Talking to investors can be frightening, but it doesn't have to be. Investors' questions are not hard and difficult to answer, and you can predict them and be well prepared ahead. If investors think they know more about the industry than the founder, it will raise an immediate red flag. However, most investors will ask you key questions about your startup that you should be fully aware of, such as the market size, team, product, go-to-market, and the plans for the next round of financing.  

Market Size

When it comes to market sizing, please don't assume the investor knows the market you're pitching, you as the entrepreneur need to elaborate and paint the picture for them. When Lyft got started, it was a company called Zimride, which was a long-distance ride-sharing company. When they wanted to size their market, they looked at their startup as a proxy for the taxi industry, but they also argued with investors that their product of on-demand ride-sharing service was in a market that will be disrupted and still didn't exist today because the taxi market only shows people who end up ordering cabs considering the whole inconvenience.
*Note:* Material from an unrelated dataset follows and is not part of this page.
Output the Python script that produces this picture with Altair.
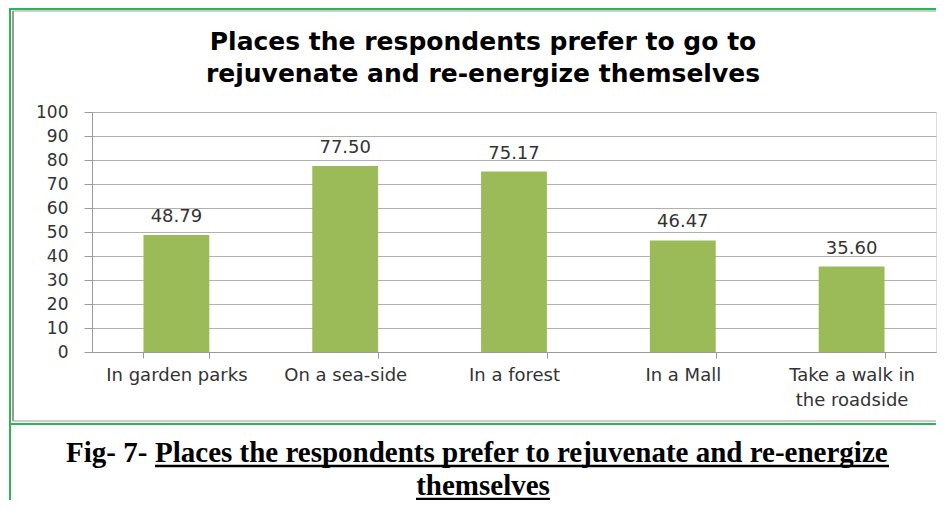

After the market size, you must address the penetrating question in the investor's mind: why invest in you and your team if there's probably other entrepreneurs looking to tackle the same problem? What makes you, as a person uniquely qualified to tackle the market? Relate your prior accomplishments and experiences to the startup you're pitching. 
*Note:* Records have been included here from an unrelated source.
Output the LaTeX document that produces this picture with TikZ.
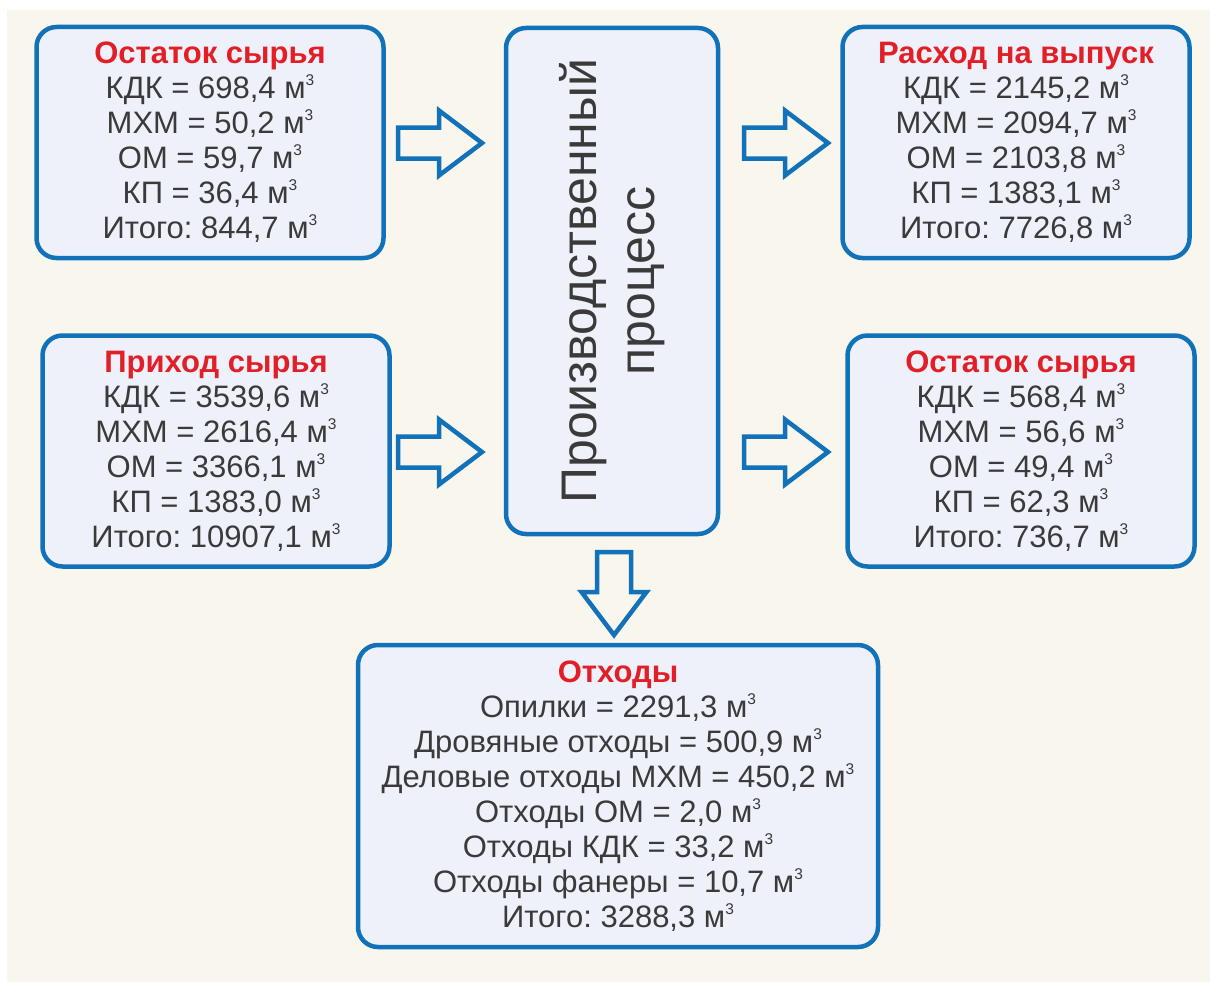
\documentclass[tikz,border=0pt]{standalone}
\usepackage{fontspec}
\setmainfont{Liberation Sans}
\definecolor{bgc}{RGB}{249,246,237}
\definecolor{boxfill}{RGB}{238,241,250}
\definecolor{myblue}{RGB}{17,114,186}
\definecolor{txt}{RGB}{58,58,58}
\definecolor{ttl}{RGB}{226,30,38}
\newcommand{\mcube}{м\raisebox{13pt}{\fontsize{15.5}{15.5}\selectfont 3}}
\newcommand{\ttlline}[1]{{\color{ttl}\bfseries #1}}
\frenchspacing
\tikzset{
  box/.style={draw=myblue, line width=4.5pt, fill=boxfill, rounded corners=20pt,
    minimum width=347pt, minimum height=231pt, inner sep=0pt, align=center,
    text=txt, font=\fontsize{31}{35}\selectfont},
  blockarrow/.style={draw=myblue, line width=4.5pt, fill=bgc, line join=miter},
  rarrow/.pic={\path[blockarrow] (-42,-15.5) -- (-1,-15.5) -- (-1,-32.5) -- (42,0)
     -- (-1,32.5) -- (-1,15.5) -- (-42,15.5) -- cycle;},
  darrow/.pic={\path[blockarrow] (-17,-41) -- (17,-41) -- (17,-1) -- (32.5,-1)
     -- (0,42) -- (-32.5,-1) -- (-17,-1) -- cycle;},
}
\begin{document}
\begin{tikzpicture}[x=1pt,y=-1pt]
\useasboundingbox (0,0) rectangle (1210,982);
\fill[white] (0,0) rectangle (1210,982);
\fill[bgc] (7,10) rectangle (1210,982);

\node[box] (ost1) at (210,142.5) {\ttlline{Остаток сырья}\\
  КДК = 698,4 \mcube\\ МХМ = 50,2 \mcube\\ ОМ = 59,7 \mcube\\ КП = 36,4 \mcube\\ Итого: 844,7 \mcube};
\node[box] (prih) at (216,451) {\ttlline{Приход сырья}\\
  КДК = 3539,6 \mcube\\ МХМ = 2616,4 \mcube\\ ОМ = 3366,1 \mcube\\ КП = 1383,0 \mcube\\ Итого: 10907,1 \mcube};
\node[box] (rash) at (1016,142.5) {\ttlline{Расход на выпуск}\\
  КДК = 2145,2 \mcube\\ МХМ = 2094,7 \mcube\\ ОМ = 2103,8 \mcube\\ КП = 1383,1 \mcube\\ Итого: 7726,8 \mcube};
\node[box] (ost2) at (1021,451) {\ttlline{Остаток сырья}\\
  КДК = 568,4 \mcube\\ МХМ = 56,6 \mcube\\ ОМ = 49,4 \mcube\\ КП = 62,3 \mcube\\ Итого: 736,7 \mcube};
\node[box, minimum width=212pt, minimum height=506pt] (proc) at (612,281) {};
\node[rotate=90, align=center, text=txt, font=\fontsize{50}{58}\selectfont] (proct) at (proc.center)
  {Производственный\\процесс};
\node[box, minimum width=520pt, minimum height=302pt] (waste) at (618,796) {\ttlline{Отходы}\\
  Опилки = 2291,3 \mcube\\ Дровяные отходы = 500,9 \mcube\\ Деловые отходы МХМ = 450,2 \mcube\\
  Отходы ОМ = 2,0 \mcube\\ Отходы КДК = 33,2 \mcube\\ Отходы фанеры = 10,7 \mcube\\ Итого: 3288,3 \mcube};

\pic (a1) at (440,143) {rarrow};
\pic (a2) at (440,452) {rarrow};
\pic (a3) at (786,143) {rarrow};
\pic (a4) at (786,452) {rarrow};
\pic (a5) at (614,593) {darrow};
\end{tikzpicture}
\end{document}
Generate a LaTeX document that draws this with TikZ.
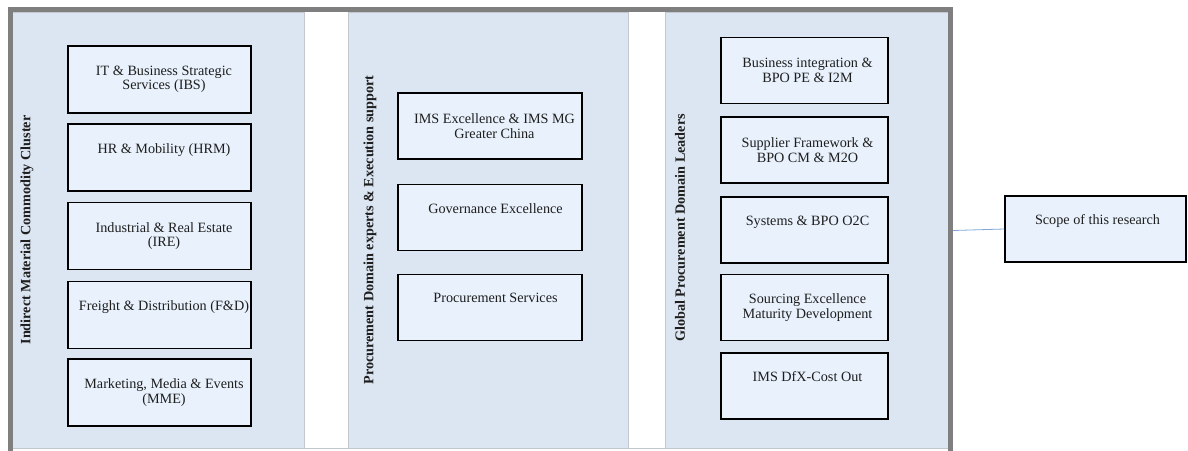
\documentclass[tikz,border=0pt]{standalone}
\usepackage{fontspec}
\setmainfont{Liberation Serif}
\definecolor{panelfill}{HTML}{DCE6F2}
\definecolor{panelline}{HTML}{C4C8CE}
\definecolor{boxfill}{HTML}{E9F2FC}
\definecolor{framegray}{HTML}{7F7F7F}
\definecolor{linkblue}{HTML}{7FA7D9}
\definecolor{inktext}{HTML}{1E1E1E}
\begin{document}
\begin{tikzpicture}[x=1pt,y=-1pt,
  panel/.style={draw=panelline, fill=panelfill, line width=0.9pt},
  item/.style={draw=black, fill=boxfill, line width=1.3pt, inner sep=0pt,
    align=center, text=inktext,
    font=\fontsize{14.2}{14.5}\selectfont},
  itemA/.style={item, minimum width=183, minimum height=67},
  itemB/.style={item, minimum width=184, minimum height=66},
  itemC/.style={item, minimum width=167, minimum height=66},
  paneltitle/.style={rotate=90, text=inktext,
    font=\fontsize{14.2}{15}\selectfont\bfseries},
  frameline/.style={draw=framegray, line width=5pt},
  link/.style={draw=linkblue, line width=0.8pt}]
\useasboundingbox (0,0) rectangle (1188,450);

% three column panels
\path[panel] (12,12) rectangle (304,448);
\path[panel] (348,12) rectangle (628,448);
\path[panel] (665,12) rectangle (948,448);
\draw[panelline, line width=0.8pt] (12,448.5) -- (948,448.5);

% outer frame (open at the bottom)
\draw[frameline] (10,452) -- (10,9.5) -- (950.5,9.5) -- (950.5,452);

% column titles
\node[paneltitle] (t1) at (27,230) {Indirect Material Commodity Cluster};
\node[paneltitle] (t2) at (370,230) {Procurement Domain experts \& Execution support};
\node[paneltitle] (t3) at (680,228) {Global Procurement Domain Leaders};

% first column
\node[itemA] (ibs) at (159.5,79.5) {\hspace*{9pt}IT \& Business Strategic\\\hspace*{9pt}Services (IBS)};
\node[itemA] (hrm) at (159.5,157.5) {\hspace*{9pt}HR \& Mobility (HRM)\\\strut};
\node[itemA] (ire) at (159.5,236) {\hspace*{9pt}Industrial \& Real Estate\\\hspace*{9pt}(IRE)};
\node[itemA] (fd) at (159.5,315) {\hspace*{9pt}Freight \& Distribution (F\&D)\\\strut};
\node[itemA] (mme) at (159.5,392.5) {\hspace*{9pt}Marketing, Media \& Events\\\hspace*{9pt}(MME)};

% second column
\node[itemB] (ims) at (490,126) {\hspace*{9pt}IMS Excellence \& IMS MG\\\hspace*{9pt}Greater China};
\node[itemB] (gov) at (490,217.5) {\hspace*{11pt}Governance Excellence\\\strut};
\node[itemB] (ps) at (490,307.5) {\hspace*{11pt}Procurement Services\\\strut};

% third column
\node[itemC] (bi) at (804.5,70.5) {\hspace*{6pt}Business integration \&\\\hspace*{6pt}BPO PE \& I2M};
\node[itemC] (sf) at (804.5,150) {\hspace*{6pt}Supplier Framework \&\\\hspace*{6pt}BPO CM \& M2O};
\node[itemC] (sys) at (804.5,230) {\hspace*{6pt}Systems \& BPO O2C\\\strut};
\node[itemC] (sem) at (804.5,307.5) {\hspace*{6pt}Sourcing Excellence\\\hspace*{6pt}Maturity Development};
\node[itemC] (dfx) at (804.5,386) {\hspace*{6pt}IMS DfX-Cost Out\\\strut};

% scope marker and its link to the frame
\node[item, minimum width=181, minimum height=66] (scope) at (1095.5,229) {\hspace*{4pt}Scope of this research\\\strut};
\coordinate (frameR) at (953,230.5);
\draw[link] (frameR) -- (scope.west);
\end{tikzpicture}
\end{document}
In addition to the team, you need to address how the product is 10x better or cheaper than the alternative. The products you offer must fill a gap in the market or solve a pain that often did not exist before your revolutionary product. Startups won't survive if they are only a little better than what already exists in the market – the product must represent a breakthrough in the industry.


After you discuss market size, team, and the product, walk the investors into your go-to-market strategy. How will you acquire the customers, and how does the business model support customer acquisition profitability? Okta is a software that allows companies to save their login information in one Okta portal for a seamless login. Their initial go to market strategy was to sell to Small to Medium Enterprises (SMEs) because they believed that SMEs would adapt to new technologies easier. But after they launched, they realized that it was the large businesses that needed their solution the most as they had more Software as a service (SaaS) login information across hundreds of employees rather than SMEs. Okta was later acquired and is now a $5 billion public company.


Lastly, every investor wants to see that you have a plan for the next milestones you aim to accomplish, and you should clearly articulate the milestones you expect to achieve with the money that you are seeking. The milestones you set out for the current round should give you the roadmap to open your next round (after achieving your milestones) at a minimum of double the current round.

Talking to investors can be scary at first, but pitching a couple of times, attending investors' network events, and being well prepared will help you close your rounds faster.